Ravel Double Bill
Glyndebourne’s final production of the season brings together Ravel’s two short operas, which make a neat double bill. The title of the first, L’heure espagnole, is almost impossible to translate. It’s a sex comedy, set in the shop of a Spanish clock maker whose wife sends him off to wind up the municipal clocks while she receives her various lovers - eventually ending up with the hunky muleteer Ramiro, who merely came in to have his watch mended.
In Laurent Pelly’s naughty staging to Caroline Ginet and Florence Evrard’s clever, hyperactive set, Ramiro’s constant carrying of the clocks containing Concepcion’s lovers provides the farcical element at the centre of the piece, which Ravel clothes with his highly sophisticated score, beautifully presented here by the London Philharmonic under conductor Kazushi Ono. Top-notch performances such as Stephanie d’Oustrac’s flamboyantly voracious Concepcion, Alek Shrader’s hippy poet Gonzalve, Paul Gay’s prosperous Don Inigo and Elliot Madore’s credibly dumb but muscularly gifted Ramiro make this an unalloyed treat.
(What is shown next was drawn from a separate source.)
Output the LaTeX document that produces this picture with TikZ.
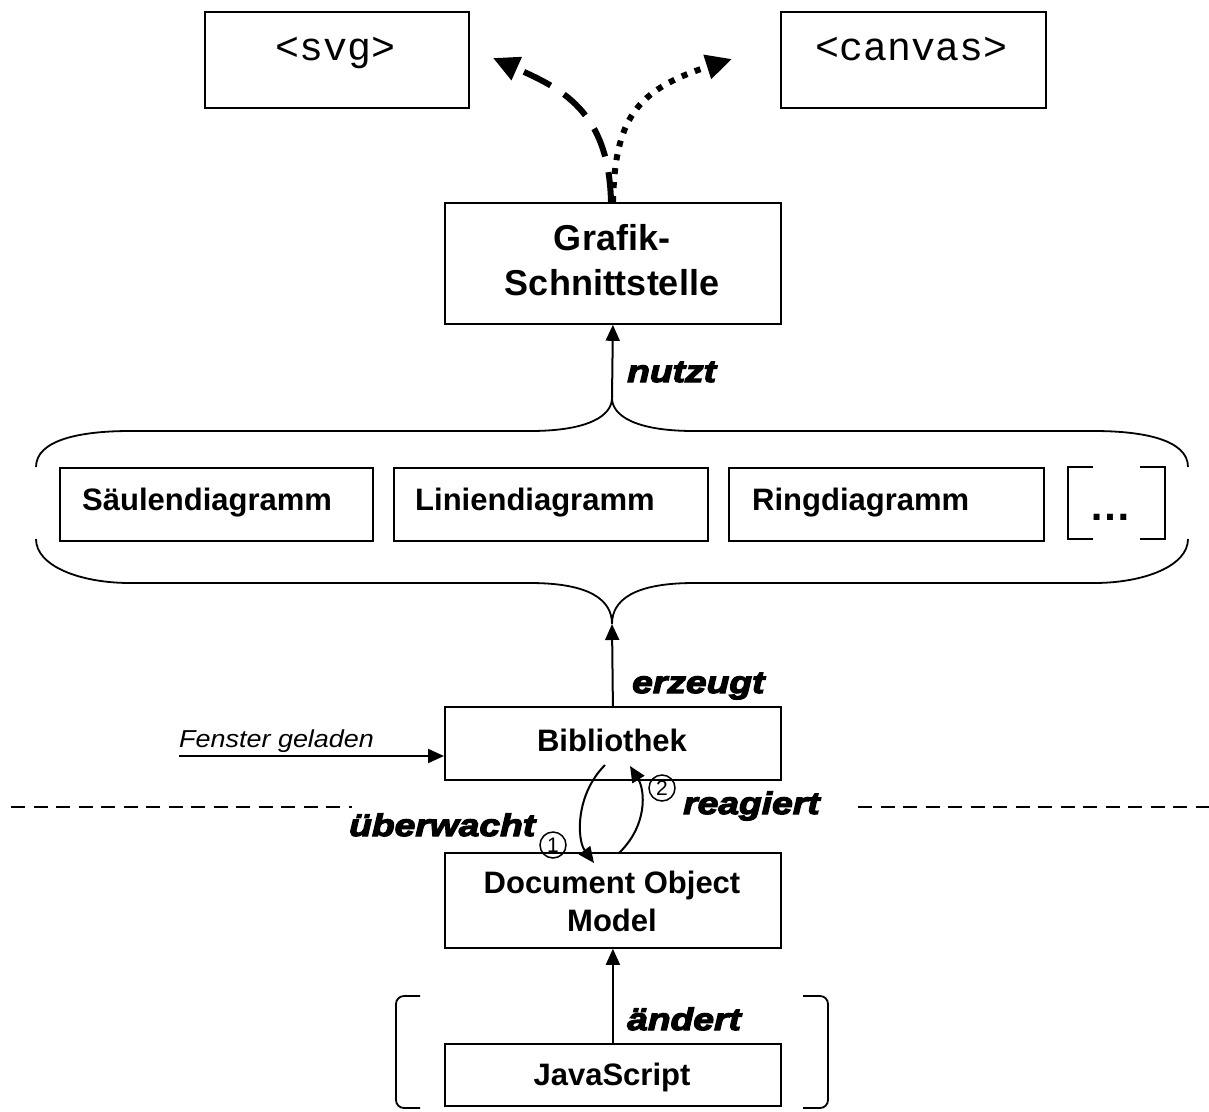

After the interval comes L’enfant et les sortileges, a magical piece about a naughty and destructive child who vandalises his room and hurts the animals in the garden until they are saved by a realisation of their suffering. Khatouna Gadelia looks suitably tiny against Barbara di Limburg’s giant table and chair set, while brilliant visual ideas come thick and fast as the furniture and creatures rise up to berate him for his cruelty. Many individual performances impress with their wit and charm, and though Ono’s conducting needs a touch more momentum it scarcely detracts from an evening of genuine enchantment.